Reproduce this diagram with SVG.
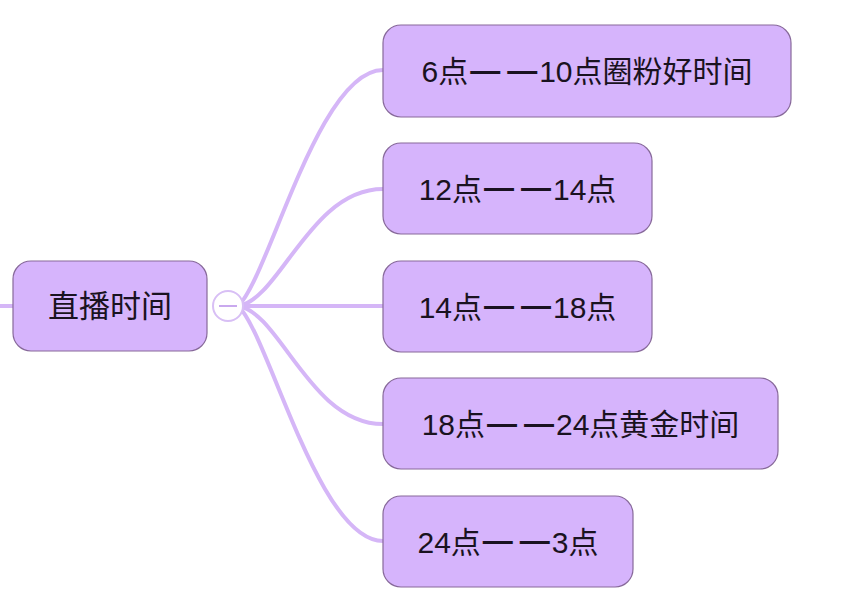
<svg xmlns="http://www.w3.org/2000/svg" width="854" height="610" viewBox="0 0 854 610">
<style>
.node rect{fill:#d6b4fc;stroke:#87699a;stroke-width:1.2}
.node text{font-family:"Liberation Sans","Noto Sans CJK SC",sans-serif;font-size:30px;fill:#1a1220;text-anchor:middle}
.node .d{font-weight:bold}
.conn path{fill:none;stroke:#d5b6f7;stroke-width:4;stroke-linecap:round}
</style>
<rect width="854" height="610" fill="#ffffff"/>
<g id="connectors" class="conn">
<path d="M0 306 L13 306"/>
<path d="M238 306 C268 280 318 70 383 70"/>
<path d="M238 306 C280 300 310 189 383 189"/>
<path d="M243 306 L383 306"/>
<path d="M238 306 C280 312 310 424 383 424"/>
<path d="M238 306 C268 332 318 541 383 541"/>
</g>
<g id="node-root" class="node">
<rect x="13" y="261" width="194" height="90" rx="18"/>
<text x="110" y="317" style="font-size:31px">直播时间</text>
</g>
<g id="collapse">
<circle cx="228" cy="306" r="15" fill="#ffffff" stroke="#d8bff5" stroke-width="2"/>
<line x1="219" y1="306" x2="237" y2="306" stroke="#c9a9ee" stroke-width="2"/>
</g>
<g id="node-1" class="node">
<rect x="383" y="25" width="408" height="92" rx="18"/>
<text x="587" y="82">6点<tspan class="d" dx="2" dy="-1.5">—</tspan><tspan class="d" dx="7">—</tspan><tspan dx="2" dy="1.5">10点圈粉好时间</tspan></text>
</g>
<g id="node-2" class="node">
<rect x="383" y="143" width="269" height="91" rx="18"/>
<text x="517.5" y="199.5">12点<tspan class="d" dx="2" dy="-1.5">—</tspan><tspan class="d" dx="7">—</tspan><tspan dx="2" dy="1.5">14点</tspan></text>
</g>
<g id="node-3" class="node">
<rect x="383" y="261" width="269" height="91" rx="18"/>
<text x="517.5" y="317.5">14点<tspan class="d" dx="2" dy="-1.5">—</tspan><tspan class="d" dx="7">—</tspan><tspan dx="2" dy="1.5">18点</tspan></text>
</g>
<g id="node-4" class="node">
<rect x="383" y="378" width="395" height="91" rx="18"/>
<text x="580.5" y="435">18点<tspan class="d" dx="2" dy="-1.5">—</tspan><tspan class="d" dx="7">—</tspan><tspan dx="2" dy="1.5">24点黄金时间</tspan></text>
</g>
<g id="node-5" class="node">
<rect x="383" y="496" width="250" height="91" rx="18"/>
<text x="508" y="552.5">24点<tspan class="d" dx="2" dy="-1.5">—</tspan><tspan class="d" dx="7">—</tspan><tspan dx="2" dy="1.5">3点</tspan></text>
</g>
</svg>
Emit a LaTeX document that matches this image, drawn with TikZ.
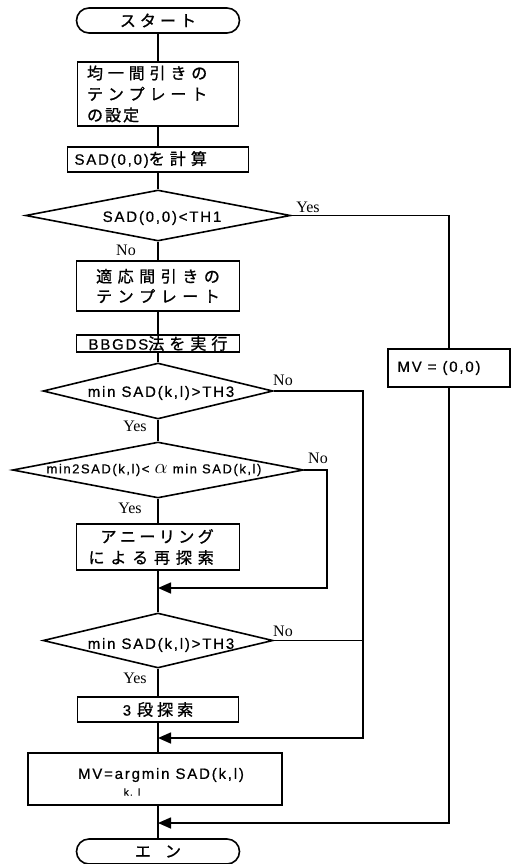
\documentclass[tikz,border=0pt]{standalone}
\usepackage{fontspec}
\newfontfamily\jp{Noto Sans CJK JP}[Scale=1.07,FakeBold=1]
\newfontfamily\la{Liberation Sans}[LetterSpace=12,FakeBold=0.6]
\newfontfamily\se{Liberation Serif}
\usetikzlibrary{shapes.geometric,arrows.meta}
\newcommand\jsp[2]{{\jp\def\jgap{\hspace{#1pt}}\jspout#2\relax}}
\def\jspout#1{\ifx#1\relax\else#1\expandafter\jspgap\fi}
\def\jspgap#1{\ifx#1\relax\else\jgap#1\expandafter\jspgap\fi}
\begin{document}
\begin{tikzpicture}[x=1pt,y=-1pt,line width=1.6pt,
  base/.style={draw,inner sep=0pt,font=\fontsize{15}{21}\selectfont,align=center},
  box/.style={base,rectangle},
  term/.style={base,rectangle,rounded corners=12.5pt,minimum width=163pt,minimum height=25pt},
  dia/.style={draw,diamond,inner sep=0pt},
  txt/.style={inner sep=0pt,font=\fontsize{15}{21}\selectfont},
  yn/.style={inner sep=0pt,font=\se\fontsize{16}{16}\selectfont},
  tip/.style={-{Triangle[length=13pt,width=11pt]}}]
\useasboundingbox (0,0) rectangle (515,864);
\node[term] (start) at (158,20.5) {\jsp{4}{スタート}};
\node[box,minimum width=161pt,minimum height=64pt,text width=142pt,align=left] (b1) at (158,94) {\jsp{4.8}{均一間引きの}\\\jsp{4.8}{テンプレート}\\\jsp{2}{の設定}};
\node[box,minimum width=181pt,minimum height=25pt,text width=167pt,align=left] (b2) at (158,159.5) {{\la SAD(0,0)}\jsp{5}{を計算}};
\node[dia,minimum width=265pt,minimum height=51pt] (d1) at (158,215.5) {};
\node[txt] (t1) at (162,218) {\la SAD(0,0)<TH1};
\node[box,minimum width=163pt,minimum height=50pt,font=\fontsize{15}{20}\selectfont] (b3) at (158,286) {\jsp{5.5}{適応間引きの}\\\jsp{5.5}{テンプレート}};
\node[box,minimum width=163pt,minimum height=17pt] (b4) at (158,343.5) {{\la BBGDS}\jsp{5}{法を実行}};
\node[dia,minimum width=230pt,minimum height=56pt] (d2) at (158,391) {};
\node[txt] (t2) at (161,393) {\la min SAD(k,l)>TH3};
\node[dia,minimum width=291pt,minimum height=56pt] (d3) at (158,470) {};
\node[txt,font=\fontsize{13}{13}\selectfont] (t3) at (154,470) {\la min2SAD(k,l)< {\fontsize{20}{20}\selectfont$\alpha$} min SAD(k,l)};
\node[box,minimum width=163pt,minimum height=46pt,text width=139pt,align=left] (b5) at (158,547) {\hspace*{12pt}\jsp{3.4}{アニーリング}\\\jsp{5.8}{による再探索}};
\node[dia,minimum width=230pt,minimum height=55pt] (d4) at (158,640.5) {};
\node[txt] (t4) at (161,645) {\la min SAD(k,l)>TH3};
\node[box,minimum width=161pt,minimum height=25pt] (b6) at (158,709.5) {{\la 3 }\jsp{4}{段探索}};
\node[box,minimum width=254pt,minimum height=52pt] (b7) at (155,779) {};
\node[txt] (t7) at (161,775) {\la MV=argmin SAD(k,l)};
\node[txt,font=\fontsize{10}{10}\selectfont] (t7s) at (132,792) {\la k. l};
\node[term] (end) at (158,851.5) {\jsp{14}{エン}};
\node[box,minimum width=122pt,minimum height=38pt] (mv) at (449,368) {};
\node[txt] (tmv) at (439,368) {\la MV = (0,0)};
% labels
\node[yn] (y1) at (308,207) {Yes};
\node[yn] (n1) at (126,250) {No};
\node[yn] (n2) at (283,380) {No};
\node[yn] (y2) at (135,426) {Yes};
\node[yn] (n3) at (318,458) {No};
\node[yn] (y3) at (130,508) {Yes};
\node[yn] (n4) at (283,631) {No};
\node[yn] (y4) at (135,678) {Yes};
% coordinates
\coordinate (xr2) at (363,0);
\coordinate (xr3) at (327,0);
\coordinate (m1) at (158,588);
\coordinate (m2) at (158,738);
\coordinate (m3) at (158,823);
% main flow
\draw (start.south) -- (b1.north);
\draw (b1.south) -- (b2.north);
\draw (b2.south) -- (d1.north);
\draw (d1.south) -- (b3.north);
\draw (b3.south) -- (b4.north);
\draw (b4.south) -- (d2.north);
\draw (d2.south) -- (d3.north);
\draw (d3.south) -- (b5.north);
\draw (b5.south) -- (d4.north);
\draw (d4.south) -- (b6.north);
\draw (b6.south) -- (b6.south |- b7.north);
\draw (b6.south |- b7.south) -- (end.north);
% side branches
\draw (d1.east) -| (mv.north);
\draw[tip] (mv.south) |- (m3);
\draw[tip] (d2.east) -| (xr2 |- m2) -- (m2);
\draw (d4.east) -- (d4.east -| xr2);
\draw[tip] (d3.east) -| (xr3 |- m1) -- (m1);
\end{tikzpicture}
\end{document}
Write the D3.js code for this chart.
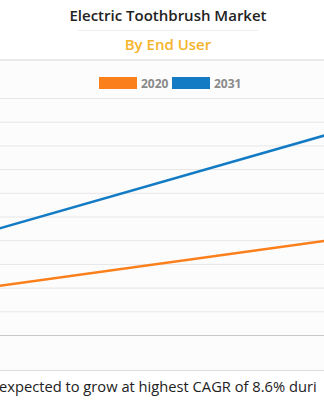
=-=-=-=-=
## Given request
Search the entries for the word "this" and gather every line where it appears.

## Completed task
Reproduce this diagram with SVG.
Emit a LaTeX document that matches this image, drawn with TikZ.
Write the D3.js code for this chart.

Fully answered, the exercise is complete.